It can be challenging enough to motivate your teen to perform everyday tasks such as cleaning their room or finishing their homework. So when it comes to critical issues such as mental health, how do you encourage your teen to dump the apathetic persona and understand the importance of mental well-being?
Start by acknowledging that one in five adolescents ages 13 to 18 have a mental health disorder and sadly, mental illness can ultimately end in suicide. In fact, 90 percent of those who died by suicide had an underlying mental illness, making suicide the third leading cause of death in youth ages 10 to 24. Hence why it’s imperative to take a much larger role in educating youth on their mental health and how to take care of it.
Your mental health is more important than the test, the interview, the lunch date, the meeting, the family dinner, the soccer game, the recital, and the grocery run. Take care of yourself. – Unknown
Below are three things every parent can do to help their teen care about their mental well-being:
Negative feelings and bad days are a part of life. But sometimes it can be hard to differentiate between hormonal teenage emotions and the signs of a mental illness. It’s when negative emotions become chronic and interfere with daily life that educating our youth can save lives.
It can be critical to teach our youth to look for warning signs such as:
- Feelings of anxiety or worry.
- Tantrums and irritability.
- Trouble sleeping.
- Loss of interest.
- Worsening school performance.
- Changes in appetite and weight.
- Has thoughts of suicide.
Encourage Positive Techniques
Not only do food and mood rhyme, but they share a direct correlation with each other. Over-consumption of sugary products can lead to a negative impact on the mood system. Feed your children foods high in omega-3 fatty acids, like salmon or walnuts, to reap their benefits on the production of neurotransmitters (brain chemicals responsible for our moods). In studies, foods high in omega-3 fatty acids have been shown to reduce symptoms of various mental disorders, like depression and attention deficit hyperactivity disorder (ADHD).

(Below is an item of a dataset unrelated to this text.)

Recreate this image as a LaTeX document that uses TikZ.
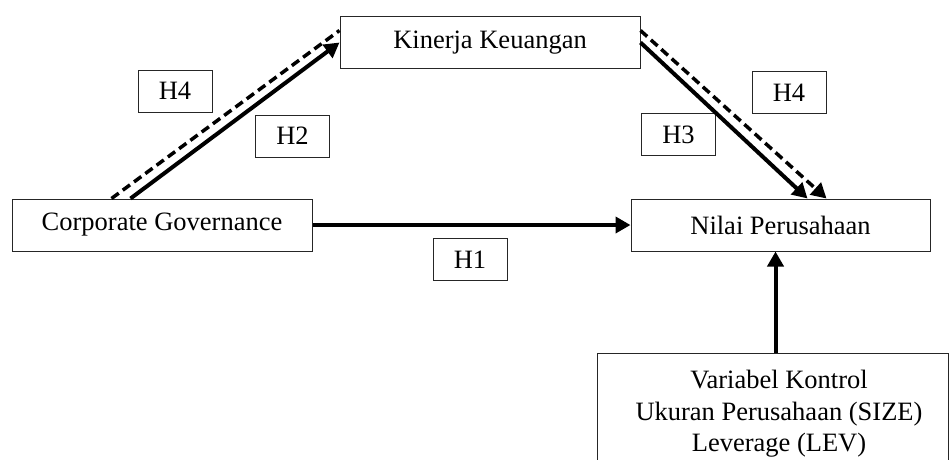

The best thing you can do is to educate yourself and your child, and continue to stay involved in order to stop the stigma surrounding mental illness. Start by actively listening to your child’s concerns. Give them the floor to talk openly and freely about how they’re feeling without passing any judgements. Allow your child to ask questions and feel free to ask them questions in return.
Actively continuing these conversations and staying informed with different resources can be the best tool in overcoming challenges.